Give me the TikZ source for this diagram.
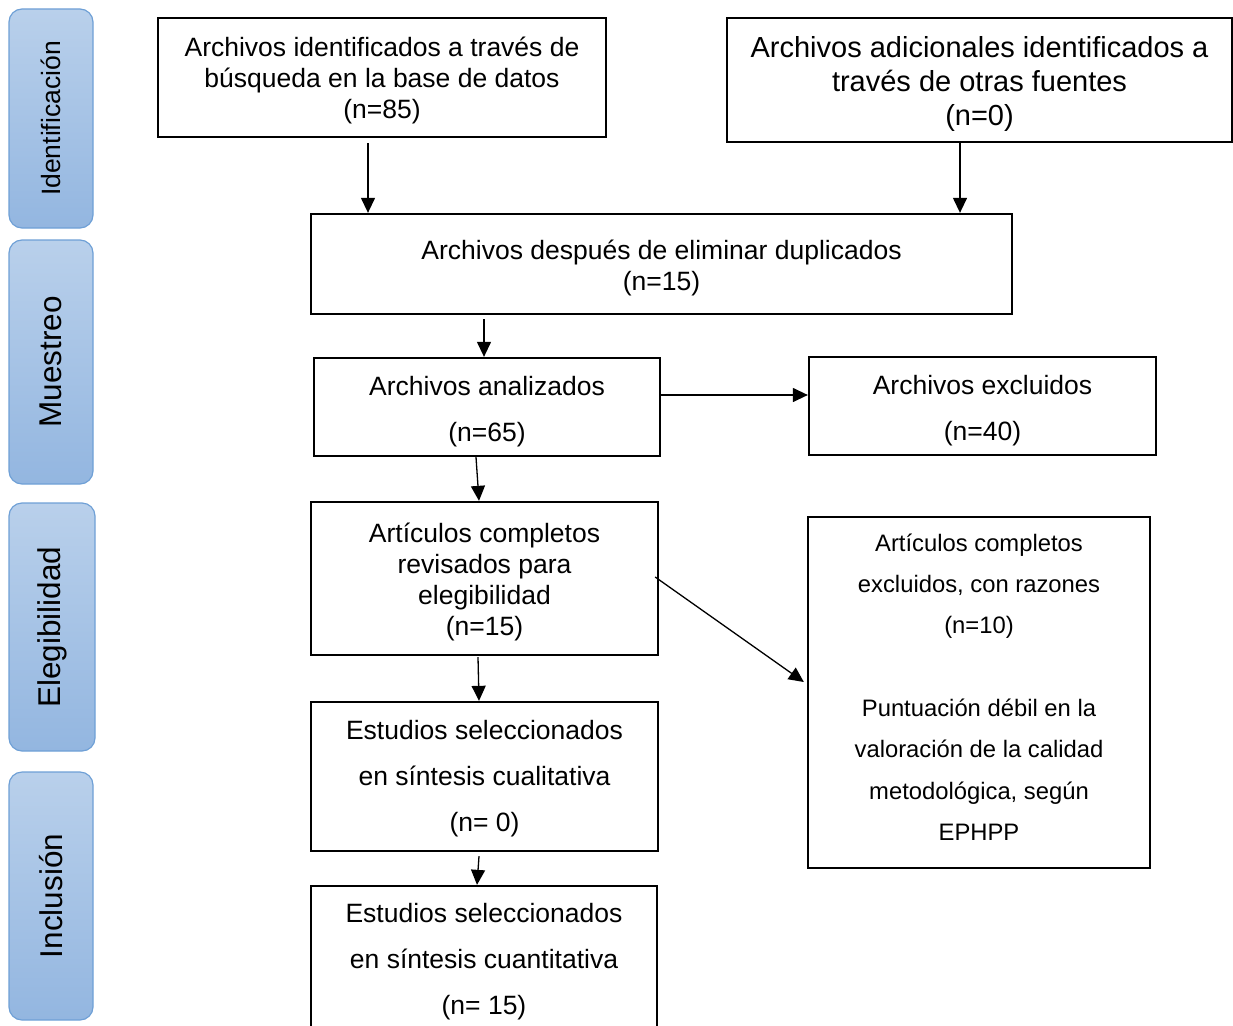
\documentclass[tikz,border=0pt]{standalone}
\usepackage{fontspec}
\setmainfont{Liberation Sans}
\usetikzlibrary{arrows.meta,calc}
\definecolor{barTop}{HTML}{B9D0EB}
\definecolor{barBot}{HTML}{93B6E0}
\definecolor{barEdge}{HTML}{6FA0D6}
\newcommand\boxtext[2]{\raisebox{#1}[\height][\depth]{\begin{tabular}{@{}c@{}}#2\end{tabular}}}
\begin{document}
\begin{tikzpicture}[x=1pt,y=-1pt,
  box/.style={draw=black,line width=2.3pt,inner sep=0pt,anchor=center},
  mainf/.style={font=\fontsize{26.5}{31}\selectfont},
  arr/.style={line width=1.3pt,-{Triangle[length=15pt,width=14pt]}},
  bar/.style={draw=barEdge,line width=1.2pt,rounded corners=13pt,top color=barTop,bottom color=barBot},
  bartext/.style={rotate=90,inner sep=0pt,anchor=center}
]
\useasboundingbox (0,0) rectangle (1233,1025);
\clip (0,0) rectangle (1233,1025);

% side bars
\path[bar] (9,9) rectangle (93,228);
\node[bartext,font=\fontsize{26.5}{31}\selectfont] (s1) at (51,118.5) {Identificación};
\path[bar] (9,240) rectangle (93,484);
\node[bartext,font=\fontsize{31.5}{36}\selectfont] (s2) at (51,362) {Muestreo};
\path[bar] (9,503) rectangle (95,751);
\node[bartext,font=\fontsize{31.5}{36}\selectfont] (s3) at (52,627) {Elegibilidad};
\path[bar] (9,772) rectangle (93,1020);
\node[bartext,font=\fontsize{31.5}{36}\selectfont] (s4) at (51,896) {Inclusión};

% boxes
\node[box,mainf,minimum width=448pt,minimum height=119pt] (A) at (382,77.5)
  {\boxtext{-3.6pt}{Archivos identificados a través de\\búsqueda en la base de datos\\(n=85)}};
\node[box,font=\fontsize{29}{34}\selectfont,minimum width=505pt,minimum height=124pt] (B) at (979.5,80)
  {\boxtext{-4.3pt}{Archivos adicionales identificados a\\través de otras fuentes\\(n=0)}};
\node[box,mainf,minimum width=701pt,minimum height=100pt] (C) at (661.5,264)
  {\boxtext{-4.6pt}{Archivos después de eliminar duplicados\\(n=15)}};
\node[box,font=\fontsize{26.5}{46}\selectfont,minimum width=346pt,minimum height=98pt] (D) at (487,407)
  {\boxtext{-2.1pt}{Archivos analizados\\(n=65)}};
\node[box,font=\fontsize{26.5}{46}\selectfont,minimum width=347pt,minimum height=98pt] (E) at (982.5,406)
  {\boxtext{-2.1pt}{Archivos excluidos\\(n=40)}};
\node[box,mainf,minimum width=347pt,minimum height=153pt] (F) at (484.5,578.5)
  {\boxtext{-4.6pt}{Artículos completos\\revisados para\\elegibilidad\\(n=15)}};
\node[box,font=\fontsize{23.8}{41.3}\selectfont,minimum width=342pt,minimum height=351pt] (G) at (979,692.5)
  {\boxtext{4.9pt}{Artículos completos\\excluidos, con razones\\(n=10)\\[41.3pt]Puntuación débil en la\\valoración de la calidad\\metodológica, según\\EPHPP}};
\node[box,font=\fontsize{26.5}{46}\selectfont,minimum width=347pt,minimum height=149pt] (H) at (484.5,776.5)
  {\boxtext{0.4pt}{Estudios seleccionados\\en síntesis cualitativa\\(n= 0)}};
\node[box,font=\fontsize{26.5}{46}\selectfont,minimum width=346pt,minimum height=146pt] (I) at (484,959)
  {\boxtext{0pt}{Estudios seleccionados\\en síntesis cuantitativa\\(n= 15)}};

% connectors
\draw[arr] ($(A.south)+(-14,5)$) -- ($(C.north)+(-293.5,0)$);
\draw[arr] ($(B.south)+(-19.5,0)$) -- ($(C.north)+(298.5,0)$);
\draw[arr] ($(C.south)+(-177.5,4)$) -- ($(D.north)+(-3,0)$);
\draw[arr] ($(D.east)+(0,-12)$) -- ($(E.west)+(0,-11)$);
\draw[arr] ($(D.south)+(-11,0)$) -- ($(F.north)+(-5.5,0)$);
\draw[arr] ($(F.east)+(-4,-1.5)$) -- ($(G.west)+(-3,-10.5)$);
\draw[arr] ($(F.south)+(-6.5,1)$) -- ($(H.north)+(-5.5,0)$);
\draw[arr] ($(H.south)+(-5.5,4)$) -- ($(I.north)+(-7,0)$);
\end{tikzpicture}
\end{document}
⁂
> _TASK TO COMPLETE_: Make an exact copy of the data above, pictures excluded.

> _SOLUTION TO THIS TASK_:
Give me the TikZ source for this diagram.
\documentclass[tikz,border=0pt]{standalone}
\usepackage{fontspec}
\setmainfont{Liberation Sans}
\usetikzlibrary{arrows.meta,calc}
\definecolor{barTop}{HTML}{B9D0EB}
\definecolor{barBot}{HTML}{93B6E0}
\definecolor{barEdge}{HTML}{6FA0D6}
\newcommand\boxtext[2]{\raisebox{#1}[\height][\depth]{\begin{tabular}{@{}c@{}}#2\end{tabular}}}
\begin{document}
\begin{tikzpicture}[x=1pt,y=-1pt,
  box/.style={draw=black,line width=2.3pt,inner sep=0pt,anchor=center},
  mainf/.style={font=\fontsize{26.5}{31}\selectfont},
  arr/.style={line width=1.3pt,-{Triangle[length=15pt,width=14pt]}},
  bar/.style={draw=barEdge,line width=1.2pt,rounded corners=13pt,top color=barTop,bottom color=barBot},
  bartext/.style={rotate=90,inner sep=0pt,anchor=center}
]
\useasboundingbox (0,0) rectangle (1233,1025);
\clip (0,0) rectangle (1233,1025);

% side bars
\path[bar] (9,9) rectangle (93,228);
\node[bartext,font=\fontsize{26.5}{31}\selectfont] (s1) at (51,118.5) {Identificación};
\path[bar] (9,240) rectangle (93,484);
\node[bartext,font=\fontsize{31.5}{36}\selectfont] (s2) at (51,362) {Muestreo};
\path[bar] (9,503) rectangle (95,751);
\node[bartext,font=\fontsize{31.5}{36}\selectfont] (s3) at (52,627) {Elegibilidad};
\path[bar] (9,772) rectangle (93,1020);
\node[bartext,font=\fontsize{31.5}{36}\selectfont] (s4) at (51,896) {Inclusión};

% boxes
\node[box,mainf,minimum width=448pt,minimum height=119pt] (A) at (382,77.5)
  {\boxtext{-3.6pt}{Archivos identificados a través de\\búsqueda en la base de datos\\(n=85)}};
\node[box,font=\fontsize{29}{34}\selectfont,minimum width=505pt,minimum height=124pt] (B) at (979.5,80)
  {\boxtext{-4.3pt}{Archivos adicionales identificados a\\través de otras fuentes\\(n=0)}};
\node[box,mainf,minimum width=701pt,minimum height=100pt] (C) at (661.5,264)
  {\boxtext{-4.6pt}{Archivos después de eliminar duplicados\\(n=15)}};
\node[box,font=\fontsize{26.5}{46}\selectfont,minimum width=346pt,minimum height=98pt] (D) at (487,407)
  {\boxtext{-2.1pt}{Archivos analizados\\(n=65)}};
\node[box,font=\fontsize{26.5}{46}\selectfont,minimum width=347pt,minimum height=98pt] (E) at (982.5,406)
  {\boxtext{-2.1pt}{Archivos excluidos\\(n=40)}};
\node[box,mainf,minimum width=347pt,minimum height=153pt] (F) at (484.5,578.5)
  {\boxtext{-4.6pt}{Artículos completos\\revisados para\\elegibilidad\\(n=15)}};
\node[box,font=\fontsize{23.8}{41.3}\selectfont,minimum width=342pt,minimum height=351pt] (G) at (979,692.5)
  {\boxtext{4.9pt}{Artículos completos\\excluidos, con razones\\(n=10)\\[41.3pt]Puntuación débil en la\\valoración de la calidad\\metodológica, según\\EPHPP}};
\node[box,font=\fontsize{26.5}{46}\selectfont,minimum width=347pt,minimum height=149pt] (H) at (484.5,776.5)
  {\boxtext{0.4pt}{Estudios seleccionados\\en síntesis cualitativa\\(n= 0)}};
\node[box,font=\fontsize{26.5}{46}\selectfont,minimum width=346pt,minimum height=146pt] (I) at (484,959)
  {\boxtext{0pt}{Estudios seleccionados\\en síntesis cuantitativa\\(n= 15)}};

% connectors
\draw[arr] ($(A.south)+(-14,5)$) -- ($(C.north)+(-293.5,0)$);
\draw[arr] ($(B.south)+(-19.5,0)$) -- ($(C.north)+(298.5,0)$);
\draw[arr] ($(C.south)+(-177.5,4)$) -- ($(D.north)+(-3,0)$);
\draw[arr] ($(D.east)+(0,-12)$) -- ($(E.west)+(0,-11)$);
\draw[arr] ($(D.south)+(-11,0)$) -- ($(F.north)+(-5.5,0)$);
\draw[arr] ($(F.east)+(-4,-1.5)$) -- ($(G.west)+(-3,-10.5)$);
\draw[arr] ($(F.south)+(-6.5,1)$) -- ($(H.north)+(-5.5,0)$);
\draw[arr] ($(H.south)+(-5.5,4)$) -- ($(I.north)+(-7,0)$);
\end{tikzpicture}
\end{document}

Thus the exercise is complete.